Short memory scalar multiplication on koblitz curves

We present a new method for computing the scalar multiplication on Koblitz curves. Our method is as fast as the fastest known technique but requires much less memory. We propose two settings for our method. In the first setting, well-suited for hardware implementations, memory requirements are reduced by 85%. In the second setting, well-suited for software implementations, our technique reduces the memory consumption by 70%. Thus, with much smaller memory usage, the proposed method yields the same efficiency as the fastest scalar multiplication schemes on Koblitz curves.

Flexible exponentiation with resistance to side channel attacks

We present a countermeasure for protecting modular exponentiations against side-channel attacks such as power, timing or cache analysis. Our countermeasure is well-suited for tamper-resistant implementations of RSA or DSA, without significant penalty in terms of speed compared to commonly implemented methods.
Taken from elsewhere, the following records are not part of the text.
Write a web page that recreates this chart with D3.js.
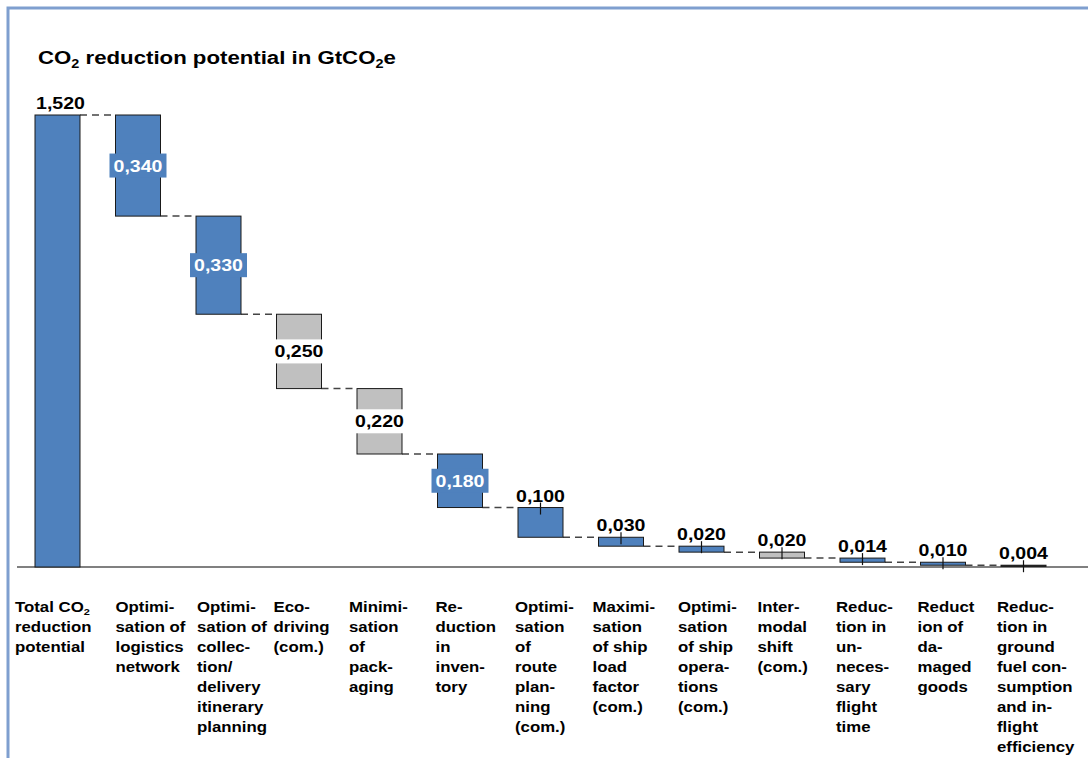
<!DOCTYPE html>
<html>
<head>
<meta charset="utf-8">
<script src="https://cdn.jsdelivr.net/npm/d3@7"></script>
<style>
  html, body { margin: 0; padding: 0; background: #fff; }
  svg { display: block; font-family: "Liberation Sans", Arial, sans-serif; }
</style>
</head>
<body>
<svg id="chart" width="1088" height="758"></svg>
<script>
// ---------------- data ----------------
const categoryLines = [
  ["Total CO_2", "reduction", "potential"],
  ["Optimi-", "sation of", "logistics", "network"],
  ["Optimi-", "sation of", "collec-", "tion/", "delivery", "itinerary", "planning"],
  ["Eco-", "driving", "(com.)"],
  ["Minimi-", "sation", "of", "pack-", "aging"],
  ["Re-", "duction", "in", "inven-", "tory"],
  ["Optimi-", "sation", "of", "route", "plan-", "ning", "(com.)"],
  ["Maximi-", "sation", "of ship", "load", "factor", "(com.)"],
  ["Optimi-", "sation", "of ship", "opera-", "tions", "(com.)"],
  ["Inter-", "modal", "shift", "(com.)"],
  ["Reduc-", "tion in", "un-", "neces-", "sary", "flight", "time"],
  ["Reduct", "ion of", "da-", "maged", "goods"],
  ["Reduc-", "tion in", "ground", "fuel con-", "sumption", "and in-", "flight", "efficiency"]
];
const values = [1.520, 0.340, 0.330, 0.250, 0.220, 0.180, 0.100, 0.030, 0.020, 0.020, 0.014, 0.010, 0.004];
const kinds  = ["total", "main", "main", "aux", "aux", "main", "main", "main", "main", "aux", "main", "main", "minor"];
const titleText = "CO_2 reduction potential in GtCO_2e";

// ---------------- layout / style ----------------
const W = 1088, H = 758;
const fillOf = { total: "#4F81BD", main: "#4F81BD", aux: "#C0C0C0", minor: "#1a1a1a" };
const labelShift = [-20, 0, 1, -3, -8, -2, -3, -6, -1, -2, -4, -3, -4];

const svg = d3.select("#chart");

// frame
svg.append("path")
  .attr("d", `M8,${H} V8 H${W}`)
  .attr("fill", "none")
  .attr("stroke", "#7F9FCF")
  .attr("stroke-width", 3);

const n = values.length;
const x = d3.scaleBand().domain(d3.range(n)).range([35, 1046]).paddingInner(0.441).paddingOuter(0);
const y = d3.scaleLinear().domain([0, 1.52]).range([567, 115]);
const bw = x.bandwidth();

// waterfall extents
const bars = [];
let cum = values[0];
bars.push({ i: 0, top: values[0], bottom: 0, v: values[0], kind: kinds[0] });
for (let i = 1; i < n; i++) {
  bars.push({ i, top: cum, bottom: cum - values[i], v: values[i], kind: kinds[i] });
  cum -= values[i];
}

const fmt = v => d3.format(".3f")(v).replace(".", ",");

// helper: text with subscripts ("_2") and horizontal stretch
function stext(parent, tx, ty, str, size, sx, anchor, fill) {
  const g = parent.append("g").attr("transform", `translate(${tx},${ty}) scale(${sx},1)`);
  const t = g.append("text")
    .attr("font-size", size).attr("font-weight", "bold")
    .attr("text-anchor", anchor || "start")
    .attr("fill", fill || "#000");
  const parts = str.split(/(_\d)/).filter(p => p);
  let shifted = 0;
  parts.forEach(p => {
    if (p[0] === "_") {
      const s = size * 0.22;
      t.append("tspan").text(p.slice(1)).attr("font-size", size * 0.65).attr("dy", s);
      shifted = s;
    } else {
      const ts = t.append("tspan").text(p);
      if (shifted) { ts.attr("dy", -shifted); shifted = 0; }
    }
  });
  return t;
}

// title
stext(svg, 38, 64, titleText, 19, 1.17, "start");

// connectors
const conn = svg.append("g");
for (let i = 0; i < n - 1; i++) {
  const lvl = i === 0 ? bars[0].top : bars[i].bottom;
  conn.append("line")
    .attr("x1", x(i) + bw).attr("x2", x(i + 1))
    .attr("y1", y(lvl)).attr("y2", y(lvl))
    .attr("stroke", "#444").attr("stroke-width", 1.5)
    .attr("stroke-dasharray", "7,5");
}

// baseline
svg.append("line")
  .attr("x1", 17).attr("x2", W).attr("y1", y(0)).attr("y2", y(0))
  .attr("stroke", "#808080").attr("stroke-width", 2);

// bars
svg.append("g").selectAll("rect").data(bars).join("rect")
  .attr("x", d => x(d.i))
  .attr("y", d => y(d.top))
  .attr("width", bw)
  .attr("height", d => Math.max(1, y(d.bottom) - y(d.top)))
  .attr("fill", d => fillOf[d.kind])
  .attr("stroke", "#1a1a1a")
  .attr("stroke-width", 1);

// value labels
const lab = svg.append("g");
bars.forEach(d => {
  const cx = x(d.i) + bw / 2;
  const hPx = y(d.bottom) - y(d.top);
  if (d.i > 0 && hPx > 40) {
    const mid = (y(d.top) + y(d.bottom)) / 2;
    const isMain = d.kind === "main";
    const bwBox = isMain ? 57 : 52;
    lab.append("rect")
      .attr("x", cx - bwBox / 2).attr("y", mid - 12)
      .attr("width", bwBox).attr("height", 24)
      .attr("fill", isMain ? fillOf.main : "#fff");
    stext(lab, cx, mid + 6, fmt(d.v), 17, 1.15, "middle", isMain ? "#fff" : "#000");
  } else {
    const top = y(d.top);
    stext(lab, cx + (d.i === 0 ? 3 : 0), top - 6, fmt(d.v), 17, 1.15, "middle", "#000");
    if (d.i > 0) {
      lab.append("line")
        .attr("x1", cx).attr("x2", cx)
        .attr("y1", top - 5).attr("y2", top + 7)
        .attr("stroke", "#111").attr("stroke-width", 1.2);
    }
  }
});

// category labels
const cats = svg.append("g");
categoryLines.forEach((lines, i) => {
  lines.forEach((ln, k) => {
    stext(cats, x(i) + labelShift[i], 612 + k * 20, ln, 14, 1.2, "start");
  });
});
</script>
</body>
</html>
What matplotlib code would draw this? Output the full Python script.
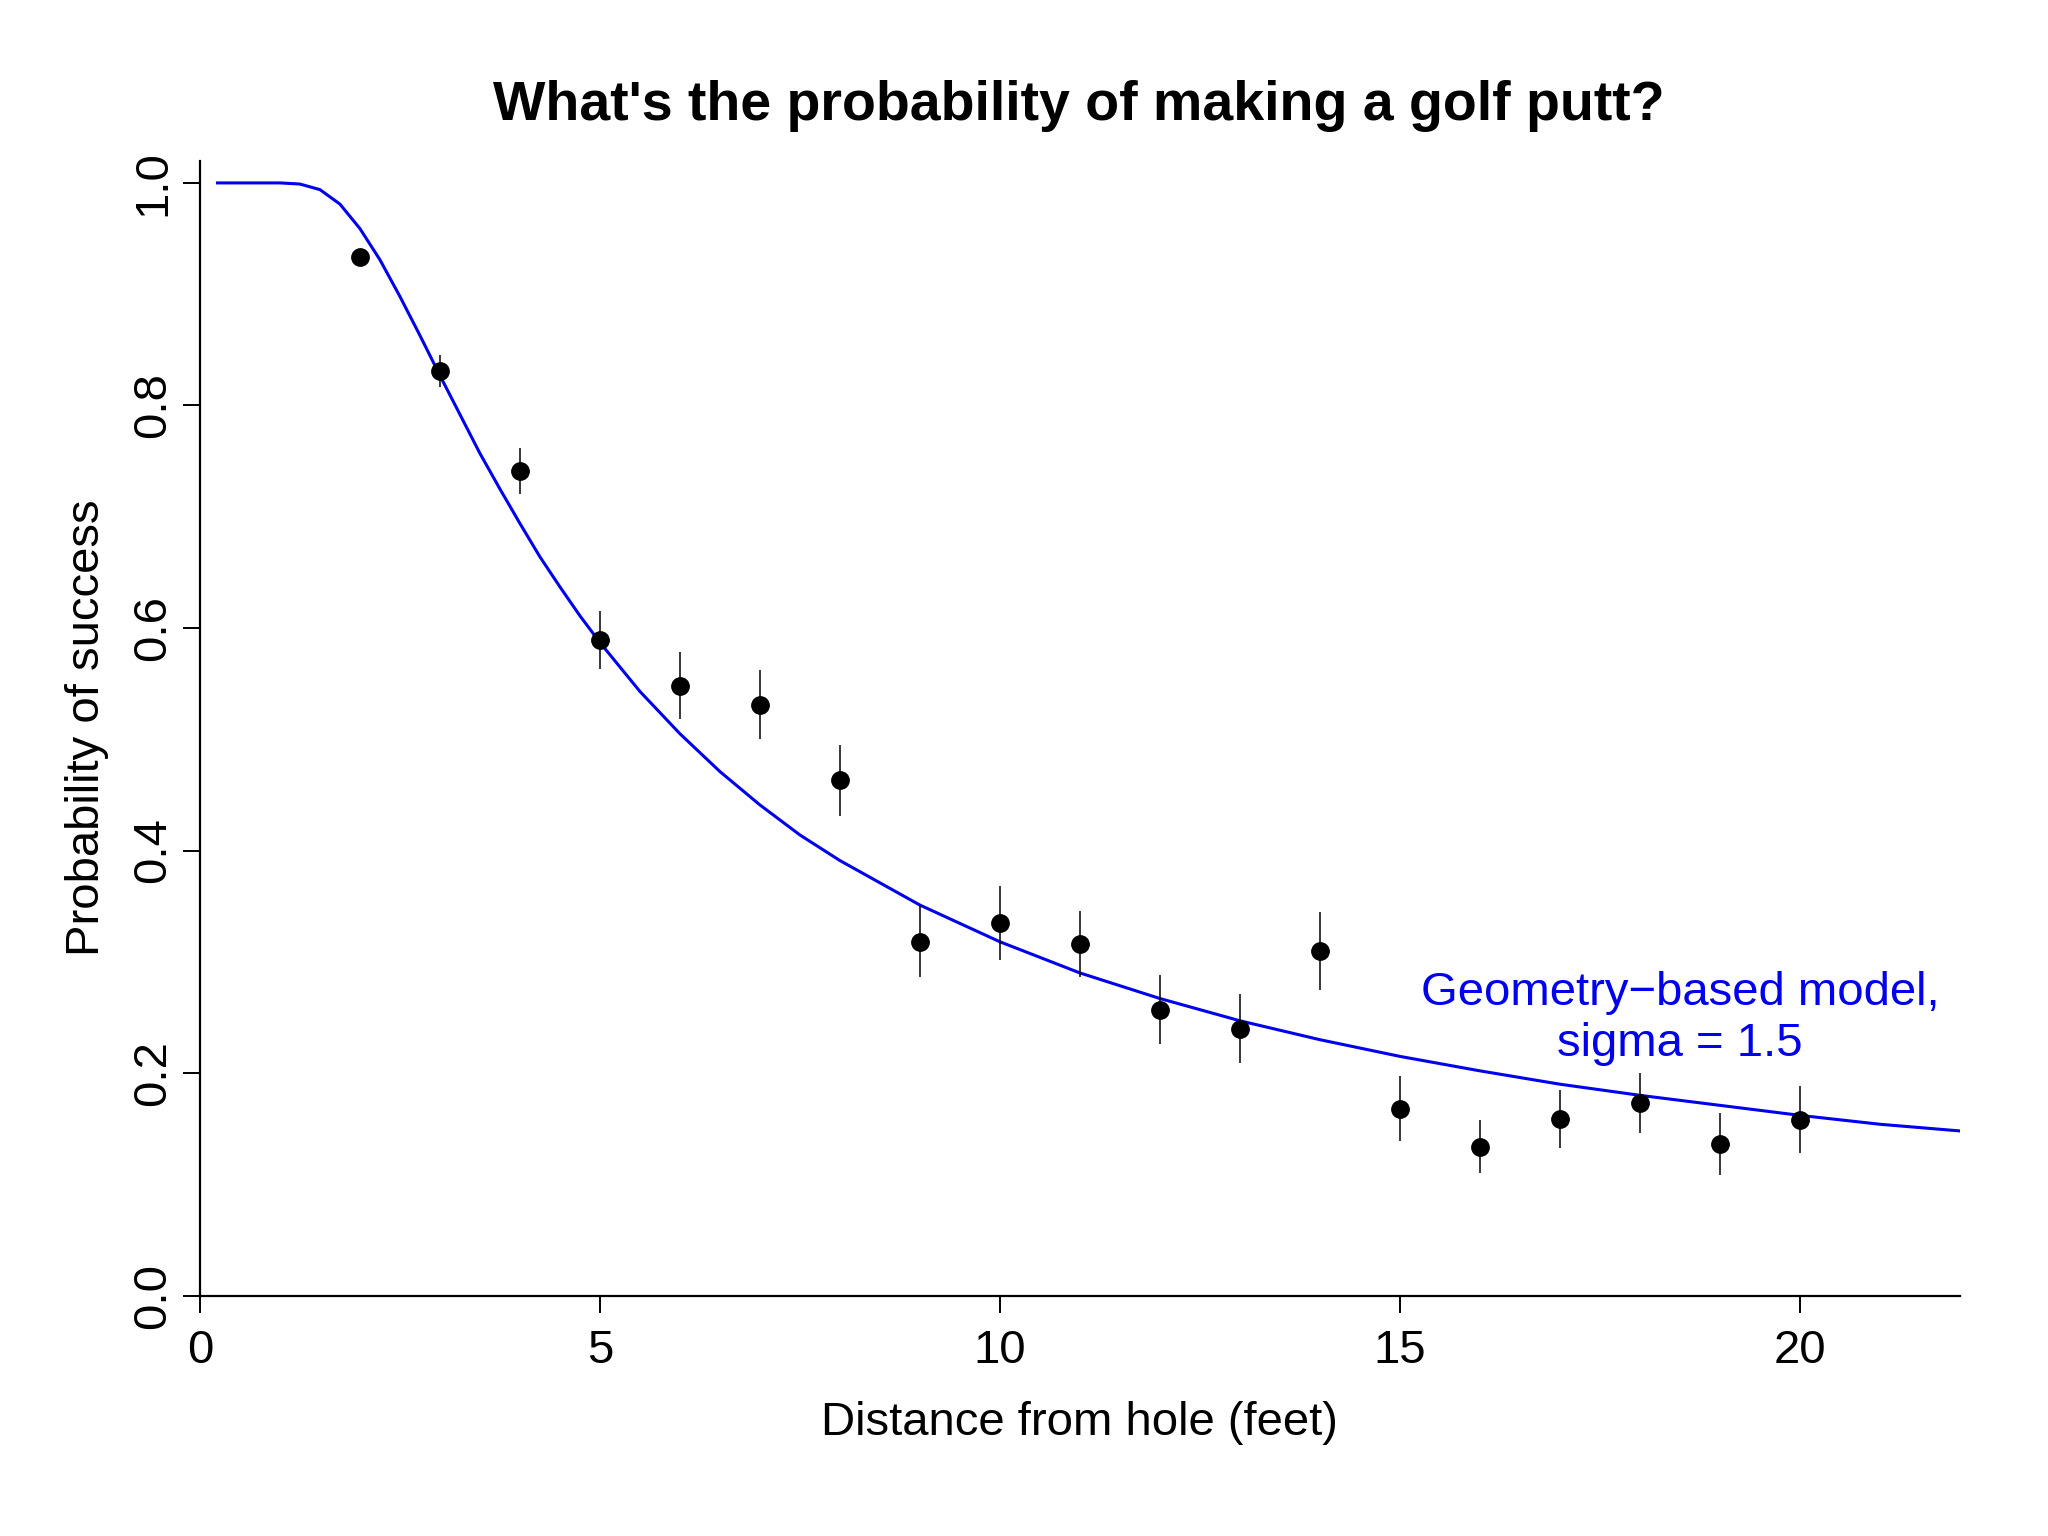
import matplotlib.pyplot as plt

plt.rcParams['font.family'] = ['Liberation Sans', 'DejaVu Sans']

# observed putting success rates with +/- 1 standard error
distance = [2, 3, 4, 5, 6, 7, 8, 9, 10, 11, 12, 13, 14, 15, 16, 17, 18, 19, 20]
success = [0.933, 0.831, 0.741, 0.589, 0.548, 0.531, 0.463, 0.318, 0.335, 0.316,
           0.257, 0.240, 0.310, 0.168, 0.134, 0.159, 0.173, 0.136, 0.158]
std_err = [0.007, 0.014, 0.021, 0.026, 0.030, 0.031, 0.032, 0.032, 0.033, 0.030,
           0.031, 0.031, 0.035, 0.029, 0.024, 0.026, 0.027, 0.028, 0.030]

# geometry-based model curve (sigma = 1.5)
model_x = [0.22, 0.5, 0.75, 1.0, 1.25, 1.5, 1.75, 2.0, 2.25, 2.5, 2.75, 3.0, 3.25,
           3.5, 3.75, 4.0, 4.25, 4.5, 4.75, 5.0, 5.5, 6.0, 6.5, 7.0, 7.5, 8.0, 9.0,
           10.0, 11.0, 12.0, 13.0, 14.0, 15.0, 16.0, 17.0, 18.0, 19.0, 20.0, 21.0, 22.0]
model_p = [1.0, 1.0, 1.0, 1.0, 0.999, 0.994, 0.981, 0.959, 0.931, 0.898, 0.863, 0.827,
           0.792, 0.757, 0.725, 0.694, 0.664, 0.637, 0.611, 0.587, 0.543, 0.505, 0.471,
           0.441, 0.414, 0.391, 0.351, 0.318, 0.290, 0.267, 0.247, 0.230, 0.215, 0.202,
           0.190, 0.180, 0.171, 0.162, 0.154, 0.148]

x_ticks = [0, 5, 10, 15, 20]
y_ticks = [0.0, 0.2, 0.4, 0.6, 0.8, 1.0]

fig = plt.figure(figsize=(20.48, 15.36), dpi=100)
ax = fig.add_axes([0.0976, 0.1565, 0.8594, 0.7389])

ax.plot(model_x, model_p, color='#0000ee', lw=2.2, zorder=2)
ax.errorbar(distance, success, yerr=std_err, fmt='o', color='black', ms=12.5,
            elinewidth=1.1, capsize=0, zorder=3)

ax.text(18.5, 0.249, "Geometry\u2212based model,\nsigma = 1.5", color='#0000ee',
        fontsize=34, ha='center', va='center', linespacing=1.2)

ax.set_xlim(0, 22)
ax.set_ylim(0, 1.02)
ax.set_xticks(x_ticks)
ax.set_xticklabels([str(t) for t in x_ticks])
ax.set_yticks(y_ticks)
ax.set_yticklabels([f"{t:.1f}" for t in y_ticks], rotation=90, va='center')

for side in ['top', 'right']:
    ax.spines[side].set_visible(False)
for side in ['left', 'bottom']:
    ax.spines[side].set_linewidth(1.6)
ax.tick_params(axis='both', direction='out', length=12, width=1.4, labelsize=34)
ax.tick_params(axis='x', pad=12)
ax.tick_params(axis='y', pad=6)

ax.set_xlabel("Distance from hole (feet)", fontsize=34, labelpad=20)
ax.set_ylabel("Probability of success", fontsize=34, labelpad=16)
fig.suptitle("What's the probability of making a golf putt?", fontsize=40,
             fontweight='bold', x=0.527, y=0.948)

fig.savefig("out.png", dpi=100)
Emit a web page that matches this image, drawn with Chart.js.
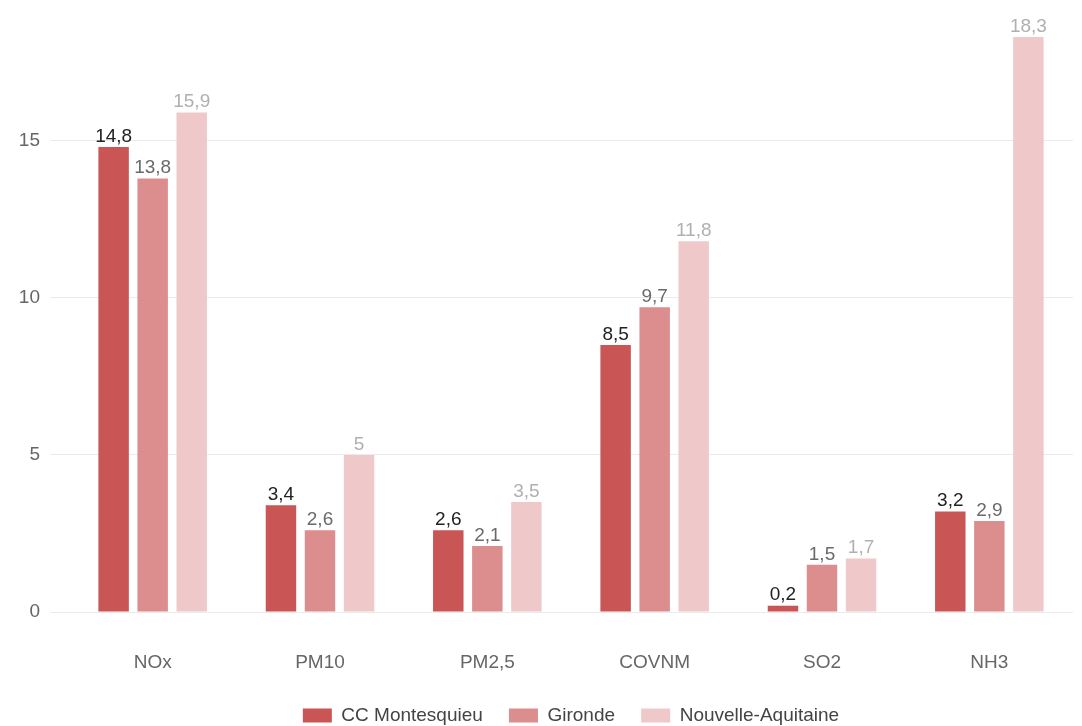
<!DOCTYPE html>
<html>
<head>
<meta charset="utf-8">
<script src="https://cdn.jsdelivr.net/npm/chart.js@4/dist/chart.umd.min.js"></script>
<style>
  html, body { margin: 0; padding: 0; background: #fff; }
  #wrap { width: 1082px; height: 726px; }
</style>
</head>
<body>
<div id="wrap"><canvas id="chart" width="1082" height="726"></canvas></div>
<script>
// polluants
var categories = ['NOx', 'PM10', 'PM2,5', 'COVNM', 'SO2', 'NH3'];
var seriesNames = ['CC Montesquieu', 'Gironde', 'Nouvelle-Aquitaine'];
var montesquieu = [14.8, 3.4, 2.6, 8.5, 0.2, 3.2];
var gironde = [13.8, 2.6, 2.1, 9.7, 1.5, 2.9];
var nouvelleAquitaine = [15.9, 5, 3.5, 11.8, 1.7, 18.3];
var yTicks = [0, 5, 10, 15];

var barColors = ['#c95555', '#dc8d8d', '#efc9ca'];
var labelColors = ['#222222', '#6a6a6a', '#b0b0b0'];

Chart.defaults.font.family = '"Liberation Sans", Arial, sans-serif';
Chart.defaults.font.size = 19;
Chart.defaults.color = '#666';

function frNum(v) {
    return String(v).replace('.', ',');
}

// valeurs au dessus des barres
var valueLabels = {
    id: 'valueLabels',
    afterDatasetsDraw: function(chart) {
        var ctx = chart.ctx;
        ctx.save();
        ctx.font = '19px "Liberation Sans", Arial, sans-serif';
        ctx.textAlign = 'center';
        ctx.textBaseline = 'bottom';
        chart.data.datasets.forEach(function(ds, i) {
            var meta = chart.getDatasetMeta(i);
            ctx.fillStyle = labelColors[i];
            meta.data.forEach(function(bar, j) {
                ctx.fillText(frNum(ds.data[j]), bar.x, bar.y - 1);
            });
        });
        ctx.restore();
    }
};

var ctx = document.getElementById('chart').getContext('2d');
var chart = new Chart(ctx, {
    type: 'bar',
    data: {
        labels: categories,
        datasets: [
            { label: seriesNames[0], data: montesquieu, backgroundColor: barColors[0] },
            { label: seriesNames[1], data: gironde, backgroundColor: barColors[1] },
            { label: seriesNames[2], data: nouvelleAquitaine, backgroundColor: barColors[2] }
        ]
    },
    options: {
        responsive: false,
        animation: false,
        devicePixelRatio: 1,
        categoryPercentage: 0.70,
        barPercentage: 0.78,
        layout: { padding: { top: 37, right: 9, bottom: -9, left: 0 } },
        plugins: {
            legend: {
                position: 'bottom',
                fullSize: false,
                labels: {
                    boxWidth: 29,
                    boxHeight: 14,
                    padding: 5,
                    color: '#444',
                    font: { size: 19 },
                    generateLabels: function(chart) {
                        var items = Chart.defaults.plugins.legend.labels.generateLabels(chart);
                        items.forEach(function(it, k) {
                            it.lineWidth = 0;
                            if (k < items.length - 1) it.text = it.text + '    ';
                        });
                        return items;
                    }
                }
            },
            tooltip: { enabled: false }
        },
        scales: {
            x: {
                grid: { display: false, drawTicks: false },
                border: { display: false },
                ticks: { padding: 39, color: '#666', font: { size: 19 } },
                afterFit: function(scale) { scale.height = 89; }
            },
            y: {
                min: 0,
                max: 18.3,
                grid: { color: '#ebebeb', tickLength: 19, drawTicks: true },
                border: { display: false },
                ticks: { stepSize: 5, padding: 10, color: '#666', font: { size: 19 } },
                afterBuildTicks: function(scale) {
                    scale.ticks = yTicks.map(function(v) { return { value: v }; });
                },
                afterFit: function(scale) { scale.width = 69; }
            }
        }
    },
    plugins: [valueLabels]
});
</script>
</body>
</html>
Thanks to its high efficiency and flexibility, our method can be implemented on various platforms, from smartcards with low-end processors to high-performance servers.

Unbridle the bit-length of a crypto-coprocessor with montgomery multiplication

We present a novel approach for computing 2n-bit Montgomery multiplications with n-bit hardware Montgomery multipliers. Smartcards are usually equipped with such hardware Montgomery multipliers; however, due to progresses in factoring algorithms, the recommended bit length of public-key schemes such as RSA is steadily increasing, making the hardware quickly obsolete. Thanks to our doublesize technique, one can re-use the existing hardware while keeping pace with the latest security requirements. Unlike the other double-size techniques which rely on classical n-bit modular multipliers, our idea is tailored to take advantage of n-bit Montgomery multipliers. Thus, our technique increases the perenniality of existing products without compromises in terms of security.

Double-size bipartite modular multiplication

This paper proposes new techniques of double-size bipartite multiplications with single-size bipartite modular multiplication units. Smartcards are usually equipped with crypto-coprocessors for accelerating the computation of modular multiplications, however, their operand size is limited. Security institutes such as NIST and standards such as EMV have recommended or forced to increase the bit-length of RSA cryptography over years. Therefore, techniques to compute double-size modular multiplications with single-size modular multiplication units has been studied this decade to extend the life expectancy of the low-end devices. We propose new double-size techniques based on multipliers implementing either classical or Montgomery modular multiplications, or even both simultaneously (bipartite modular multiplication), in which case one can potentially compute modular multiplications twice faster.

Defeating Simple Power Analysis on Koblitz Curves*The preliminary version of this paper was presented at the 10th Australasian Conference on Information Security and Privacy, ACISP'05.

Koblitz curves belong to a special class of binary curves on which the scalar multiplication can be computed very efficiently. For this reason, they are suitable candidates for implementations on low-end processors. However, such devices are often vulnerable to side channel attacks. In this paper, we propose a new countermeasure against side channel attacks on Koblitz curves, which utilizes a fixed-pattern recoding to defeat simple power analysis. We show that in practical cases, the recoding can be performed from left to right, and can be easily stored or even randomly generated.

Public Key Authentication with Memory Tokens

We propose a very low-cost authentication scheme based on Merkle signatures, which does not require any computation on the prover side, but instead, has moderate memory requirements. Our technique is particularly attractive on platforms where memory is already available, since it can be implemented at practically no cost, without any CPU, and with an extremely simple memory access control mechanism.